West Virginia map... West Virginia list
Crash location 38.373056°N, 81.593055°W
Nearest city Charleston, WV
38.349820°N, 81.632623°W
2.7 miles away
Tail number N5774C
Accident date 08 Sep 2004
Aircraft type Cessna 402C
Additional details: None

NTSB Factual Report

On September 8, 2004, about 0704 eastern daylight time, a Cessna 402C, N5774C, was substantially damaged during an aborted takeoff at Yeager Airport, Charleston, West Virginia. The certificated commercial pilot was not injured. Visual meteorological conditions prevailed for the planned flight to Norfolk, Virginia. An instrument flight rules flight plan was filed for the air taxi flight conducted under 14 CFR Part 135.

The pilot stated that he was departing on runway 33, a 4,751-foot-long, 150-foot-wide, asphalt runway. The pilot further stated the runway was wet due to rain. About halfway down the runway, during rotation, the left nose cargo door opened. The pilot aborted the takeoff; however, the airplane overran the runway and struck an embankment.

Review of a Cessna 402C Information Manual revealed:

"If a baggage door is left unlatched, it may open as the nose is raised on takeoff. The door will not hit a propeller nor will there be any unusual handling characteristics. If sufficient runway remains for a safe abort, the airplane should be stopped. If the decision is made to continue the takeoff, maintain airspeed below 120 KIAS and return for landing as soon as practical. Avoid lowering the nose abruptly which could throw loose objects out of the compartment."

Examination of the wreckage by a Federal Aviation Administration inspector did not reveal any discrepancies with the cargo door latches, nor did the pilot report any.

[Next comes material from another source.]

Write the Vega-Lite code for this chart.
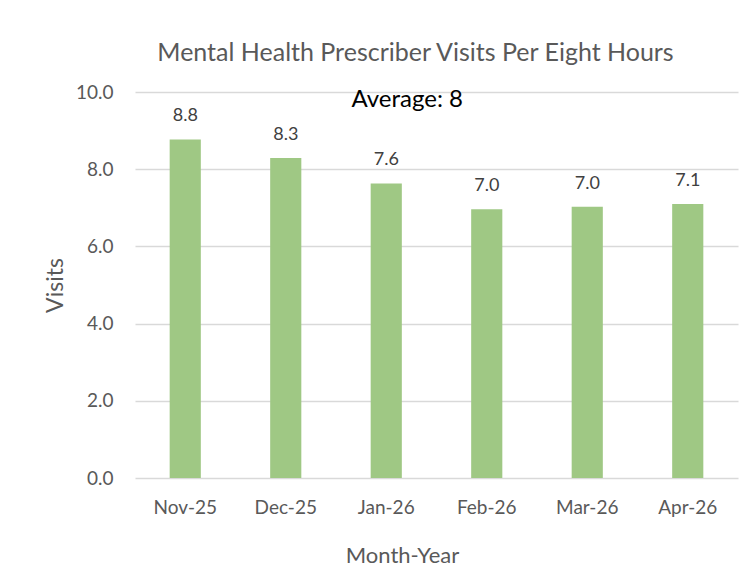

The reported weather at CRW, at 0714, was: wind from 050 degrees at 9 knots; visibility 5 miles in rain and mist; few clouds at 1,000 feet; ceiling broken at 1,700 feet; ceiling overcast at 3,600 feet; temperature 69 degrees F; dew point 66 degrees F; altimeter 29.80 inches Hg.

NTSB Probable Cause

The pilot's improper decision to abort the takeoff with insufficient runway remaining. A factor was the wet runway.